_INSTRUCTIONS TO FOLLOW_. Copy verbatim the material from its first line to the line that holds "[1000, 2000, 3000]]", including that line.
** start GIVEN DATA **
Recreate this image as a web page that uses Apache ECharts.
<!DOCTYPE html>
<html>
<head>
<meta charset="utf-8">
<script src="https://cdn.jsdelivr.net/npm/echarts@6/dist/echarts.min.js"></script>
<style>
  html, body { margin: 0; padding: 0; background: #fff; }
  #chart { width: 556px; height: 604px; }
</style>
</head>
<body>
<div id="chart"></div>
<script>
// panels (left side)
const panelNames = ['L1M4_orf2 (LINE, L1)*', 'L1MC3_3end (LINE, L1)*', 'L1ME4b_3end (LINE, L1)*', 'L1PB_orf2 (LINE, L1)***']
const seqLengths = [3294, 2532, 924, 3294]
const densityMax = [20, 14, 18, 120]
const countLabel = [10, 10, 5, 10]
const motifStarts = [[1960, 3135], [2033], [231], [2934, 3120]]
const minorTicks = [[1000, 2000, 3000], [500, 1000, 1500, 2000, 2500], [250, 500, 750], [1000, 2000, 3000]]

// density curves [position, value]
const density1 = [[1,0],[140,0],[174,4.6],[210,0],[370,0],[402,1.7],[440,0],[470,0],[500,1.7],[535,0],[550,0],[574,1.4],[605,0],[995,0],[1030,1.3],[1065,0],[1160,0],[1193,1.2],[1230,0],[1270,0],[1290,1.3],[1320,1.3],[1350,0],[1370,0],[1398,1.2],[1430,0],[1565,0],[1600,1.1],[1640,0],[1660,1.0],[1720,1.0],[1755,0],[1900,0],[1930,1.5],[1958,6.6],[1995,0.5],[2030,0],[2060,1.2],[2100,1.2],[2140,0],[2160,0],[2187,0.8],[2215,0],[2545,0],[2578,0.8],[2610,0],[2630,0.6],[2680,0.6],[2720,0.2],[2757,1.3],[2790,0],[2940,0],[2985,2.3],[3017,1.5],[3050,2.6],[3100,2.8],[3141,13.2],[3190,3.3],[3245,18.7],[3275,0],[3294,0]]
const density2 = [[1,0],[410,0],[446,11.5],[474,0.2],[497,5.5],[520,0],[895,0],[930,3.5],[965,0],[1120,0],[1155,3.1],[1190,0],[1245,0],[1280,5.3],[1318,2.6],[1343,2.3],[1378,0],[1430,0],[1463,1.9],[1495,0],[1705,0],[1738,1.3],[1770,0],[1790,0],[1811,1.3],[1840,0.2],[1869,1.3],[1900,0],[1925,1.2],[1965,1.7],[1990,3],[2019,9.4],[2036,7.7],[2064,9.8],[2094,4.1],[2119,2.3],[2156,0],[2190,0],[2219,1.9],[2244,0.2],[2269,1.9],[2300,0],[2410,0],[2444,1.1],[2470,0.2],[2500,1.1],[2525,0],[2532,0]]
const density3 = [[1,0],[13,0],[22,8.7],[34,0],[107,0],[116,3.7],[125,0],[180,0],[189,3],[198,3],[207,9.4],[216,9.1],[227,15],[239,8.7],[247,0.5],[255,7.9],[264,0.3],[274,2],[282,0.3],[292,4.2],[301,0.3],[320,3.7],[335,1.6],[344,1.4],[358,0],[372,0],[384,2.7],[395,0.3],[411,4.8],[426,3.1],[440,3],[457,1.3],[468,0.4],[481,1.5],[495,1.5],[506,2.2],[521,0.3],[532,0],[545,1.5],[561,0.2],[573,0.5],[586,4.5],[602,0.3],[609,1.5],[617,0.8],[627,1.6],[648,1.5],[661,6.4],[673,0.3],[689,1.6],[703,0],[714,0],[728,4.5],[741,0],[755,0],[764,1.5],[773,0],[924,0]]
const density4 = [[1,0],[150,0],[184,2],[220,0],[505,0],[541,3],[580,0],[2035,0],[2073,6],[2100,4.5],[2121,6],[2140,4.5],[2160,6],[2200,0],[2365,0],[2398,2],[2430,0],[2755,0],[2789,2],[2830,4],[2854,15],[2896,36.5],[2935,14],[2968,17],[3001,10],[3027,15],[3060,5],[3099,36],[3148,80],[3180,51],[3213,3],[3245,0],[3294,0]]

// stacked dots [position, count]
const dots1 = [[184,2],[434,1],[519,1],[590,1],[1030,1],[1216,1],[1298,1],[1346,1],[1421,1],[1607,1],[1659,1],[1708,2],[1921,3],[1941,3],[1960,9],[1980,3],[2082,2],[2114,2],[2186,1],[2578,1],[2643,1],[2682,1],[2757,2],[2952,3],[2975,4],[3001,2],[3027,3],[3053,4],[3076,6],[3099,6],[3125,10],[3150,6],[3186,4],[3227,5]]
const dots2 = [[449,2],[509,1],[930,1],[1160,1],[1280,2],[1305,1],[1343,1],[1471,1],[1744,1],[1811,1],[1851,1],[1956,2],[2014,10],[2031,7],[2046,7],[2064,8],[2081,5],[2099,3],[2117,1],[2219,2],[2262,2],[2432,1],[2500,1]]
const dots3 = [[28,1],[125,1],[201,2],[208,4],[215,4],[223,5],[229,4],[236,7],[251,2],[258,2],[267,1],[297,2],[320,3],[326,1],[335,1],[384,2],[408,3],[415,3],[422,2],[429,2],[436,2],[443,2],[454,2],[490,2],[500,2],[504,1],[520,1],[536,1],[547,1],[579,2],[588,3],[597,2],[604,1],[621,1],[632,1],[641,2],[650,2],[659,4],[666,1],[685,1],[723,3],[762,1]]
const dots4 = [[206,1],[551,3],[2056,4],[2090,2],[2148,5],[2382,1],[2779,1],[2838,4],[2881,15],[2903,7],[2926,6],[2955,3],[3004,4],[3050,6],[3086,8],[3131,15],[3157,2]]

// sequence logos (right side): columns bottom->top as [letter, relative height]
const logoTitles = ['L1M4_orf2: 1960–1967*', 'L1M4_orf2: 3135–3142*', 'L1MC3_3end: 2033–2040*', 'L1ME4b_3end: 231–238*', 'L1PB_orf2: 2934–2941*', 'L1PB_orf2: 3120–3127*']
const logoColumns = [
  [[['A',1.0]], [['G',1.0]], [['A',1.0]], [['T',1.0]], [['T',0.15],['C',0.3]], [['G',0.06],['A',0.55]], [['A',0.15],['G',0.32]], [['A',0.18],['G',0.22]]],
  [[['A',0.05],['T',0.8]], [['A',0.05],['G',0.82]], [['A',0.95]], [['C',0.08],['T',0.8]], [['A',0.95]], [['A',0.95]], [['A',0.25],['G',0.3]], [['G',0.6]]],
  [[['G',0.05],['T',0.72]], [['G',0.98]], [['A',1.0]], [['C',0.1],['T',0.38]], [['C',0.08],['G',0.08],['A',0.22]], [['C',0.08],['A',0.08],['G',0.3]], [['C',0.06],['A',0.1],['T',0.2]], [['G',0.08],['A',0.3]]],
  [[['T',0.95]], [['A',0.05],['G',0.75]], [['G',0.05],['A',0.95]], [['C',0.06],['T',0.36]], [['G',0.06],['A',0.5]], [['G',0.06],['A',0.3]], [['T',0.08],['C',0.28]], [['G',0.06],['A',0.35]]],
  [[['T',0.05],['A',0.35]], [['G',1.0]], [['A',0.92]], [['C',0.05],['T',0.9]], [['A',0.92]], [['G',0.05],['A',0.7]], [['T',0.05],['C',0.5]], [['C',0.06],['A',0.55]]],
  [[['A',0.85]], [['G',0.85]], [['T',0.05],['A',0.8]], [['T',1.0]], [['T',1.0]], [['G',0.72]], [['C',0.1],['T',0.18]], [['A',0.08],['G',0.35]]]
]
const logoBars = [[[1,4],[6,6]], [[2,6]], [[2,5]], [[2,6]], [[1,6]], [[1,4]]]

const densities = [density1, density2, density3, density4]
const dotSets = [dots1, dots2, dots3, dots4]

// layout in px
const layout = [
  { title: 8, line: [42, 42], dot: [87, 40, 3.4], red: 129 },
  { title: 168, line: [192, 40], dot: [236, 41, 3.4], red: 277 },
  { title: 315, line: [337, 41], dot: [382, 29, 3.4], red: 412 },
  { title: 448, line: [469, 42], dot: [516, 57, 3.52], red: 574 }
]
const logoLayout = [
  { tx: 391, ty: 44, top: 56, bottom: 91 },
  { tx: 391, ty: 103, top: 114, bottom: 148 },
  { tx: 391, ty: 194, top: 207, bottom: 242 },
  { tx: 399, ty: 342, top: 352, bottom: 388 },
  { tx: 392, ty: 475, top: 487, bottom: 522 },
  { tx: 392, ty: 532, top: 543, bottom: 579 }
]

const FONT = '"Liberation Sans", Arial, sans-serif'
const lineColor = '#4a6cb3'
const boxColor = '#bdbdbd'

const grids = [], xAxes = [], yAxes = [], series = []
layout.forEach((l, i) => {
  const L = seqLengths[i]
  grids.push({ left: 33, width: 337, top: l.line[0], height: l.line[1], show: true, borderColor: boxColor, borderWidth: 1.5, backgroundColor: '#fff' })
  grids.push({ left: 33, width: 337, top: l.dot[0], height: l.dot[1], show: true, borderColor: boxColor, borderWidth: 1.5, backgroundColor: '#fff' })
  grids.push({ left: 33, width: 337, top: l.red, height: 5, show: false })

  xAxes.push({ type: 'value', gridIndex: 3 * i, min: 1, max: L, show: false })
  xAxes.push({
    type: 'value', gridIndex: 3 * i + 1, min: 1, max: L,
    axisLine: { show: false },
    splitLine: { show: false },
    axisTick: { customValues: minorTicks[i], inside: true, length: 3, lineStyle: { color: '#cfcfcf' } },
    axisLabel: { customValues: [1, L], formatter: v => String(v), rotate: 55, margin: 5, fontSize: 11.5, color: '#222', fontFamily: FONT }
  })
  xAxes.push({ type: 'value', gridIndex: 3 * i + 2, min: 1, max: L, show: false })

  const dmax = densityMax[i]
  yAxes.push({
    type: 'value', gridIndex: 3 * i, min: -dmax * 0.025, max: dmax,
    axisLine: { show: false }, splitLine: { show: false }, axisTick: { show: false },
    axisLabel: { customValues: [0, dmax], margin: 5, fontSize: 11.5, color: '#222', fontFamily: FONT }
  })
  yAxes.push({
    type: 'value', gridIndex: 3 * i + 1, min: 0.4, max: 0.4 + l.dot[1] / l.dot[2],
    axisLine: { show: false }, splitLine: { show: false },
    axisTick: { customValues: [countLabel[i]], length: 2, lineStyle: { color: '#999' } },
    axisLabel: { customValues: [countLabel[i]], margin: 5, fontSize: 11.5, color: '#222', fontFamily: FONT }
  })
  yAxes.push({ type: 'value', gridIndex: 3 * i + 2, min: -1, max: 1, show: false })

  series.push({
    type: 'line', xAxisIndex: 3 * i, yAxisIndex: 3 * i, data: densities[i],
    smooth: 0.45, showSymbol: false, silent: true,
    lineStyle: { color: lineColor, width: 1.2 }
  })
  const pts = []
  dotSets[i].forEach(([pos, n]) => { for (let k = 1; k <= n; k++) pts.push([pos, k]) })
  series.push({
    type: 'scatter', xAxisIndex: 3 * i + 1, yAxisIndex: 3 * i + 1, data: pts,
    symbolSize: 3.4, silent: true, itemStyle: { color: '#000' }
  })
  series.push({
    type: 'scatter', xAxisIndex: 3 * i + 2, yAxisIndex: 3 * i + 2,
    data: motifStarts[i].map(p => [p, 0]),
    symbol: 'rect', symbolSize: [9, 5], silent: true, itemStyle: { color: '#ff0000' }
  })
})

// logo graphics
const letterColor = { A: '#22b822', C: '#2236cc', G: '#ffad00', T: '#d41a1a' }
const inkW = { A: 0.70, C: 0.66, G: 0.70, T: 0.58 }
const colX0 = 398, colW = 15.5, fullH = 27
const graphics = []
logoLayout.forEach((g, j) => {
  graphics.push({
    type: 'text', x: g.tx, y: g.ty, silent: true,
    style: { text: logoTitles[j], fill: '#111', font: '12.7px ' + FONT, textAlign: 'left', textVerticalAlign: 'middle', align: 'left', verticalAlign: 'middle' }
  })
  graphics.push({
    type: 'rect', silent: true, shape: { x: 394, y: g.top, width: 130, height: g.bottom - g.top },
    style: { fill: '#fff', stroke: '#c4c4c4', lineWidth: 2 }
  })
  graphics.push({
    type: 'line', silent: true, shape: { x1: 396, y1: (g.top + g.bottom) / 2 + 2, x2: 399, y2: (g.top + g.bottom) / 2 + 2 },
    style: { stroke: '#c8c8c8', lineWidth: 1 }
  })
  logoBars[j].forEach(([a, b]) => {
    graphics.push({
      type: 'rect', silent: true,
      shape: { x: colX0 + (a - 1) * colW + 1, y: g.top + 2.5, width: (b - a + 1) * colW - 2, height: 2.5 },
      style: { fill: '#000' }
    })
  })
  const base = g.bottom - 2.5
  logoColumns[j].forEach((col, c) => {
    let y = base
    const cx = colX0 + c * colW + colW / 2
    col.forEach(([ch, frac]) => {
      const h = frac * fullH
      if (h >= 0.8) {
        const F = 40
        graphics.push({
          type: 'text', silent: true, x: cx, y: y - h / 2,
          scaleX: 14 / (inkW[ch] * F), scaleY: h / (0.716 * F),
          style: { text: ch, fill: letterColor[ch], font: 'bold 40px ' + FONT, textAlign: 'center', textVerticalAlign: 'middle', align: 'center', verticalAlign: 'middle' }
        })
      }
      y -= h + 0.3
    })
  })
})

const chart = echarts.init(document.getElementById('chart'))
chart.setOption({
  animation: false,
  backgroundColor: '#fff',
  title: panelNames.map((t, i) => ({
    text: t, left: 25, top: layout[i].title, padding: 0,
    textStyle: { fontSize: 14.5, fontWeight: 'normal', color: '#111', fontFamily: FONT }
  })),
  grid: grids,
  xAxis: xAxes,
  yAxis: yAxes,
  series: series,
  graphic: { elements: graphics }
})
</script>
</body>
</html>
** end GIVEN DATA **
_WRITTEN RESPONSE_.
Recreate this image as a web page that uses Apache ECharts.
<!DOCTYPE html>
<html>
<head>
<meta charset="utf-8">
<script src="https://cdn.jsdelivr.net/npm/echarts@6/dist/echarts.min.js"></script>
<style>
  html, body { margin: 0; padding: 0; background: #fff; }
  #chart { width: 556px; height: 604px; }
</style>
</head>
<body>
<div id="chart"></div>
<script>
// panels (left side)
const panelNames = ['L1M4_orf2 (LINE, L1)*', 'L1MC3_3end (LINE, L1)*', 'L1ME4b_3end (LINE, L1)*', 'L1PB_orf2 (LINE, L1)***']
const seqLengths = [3294, 2532, 924, 3294]
const densityMax = [20, 14, 18, 120]
const countLabel = [10, 10, 5, 10]
const motifStarts = [[1960, 3135], [2033], [231], [2934, 3120]]
const minorTicks = [[1000, 2000, 3000], [500, 1000, 1500, 2000, 2500], [250, 500, 750], [1000, 2000, 3000]]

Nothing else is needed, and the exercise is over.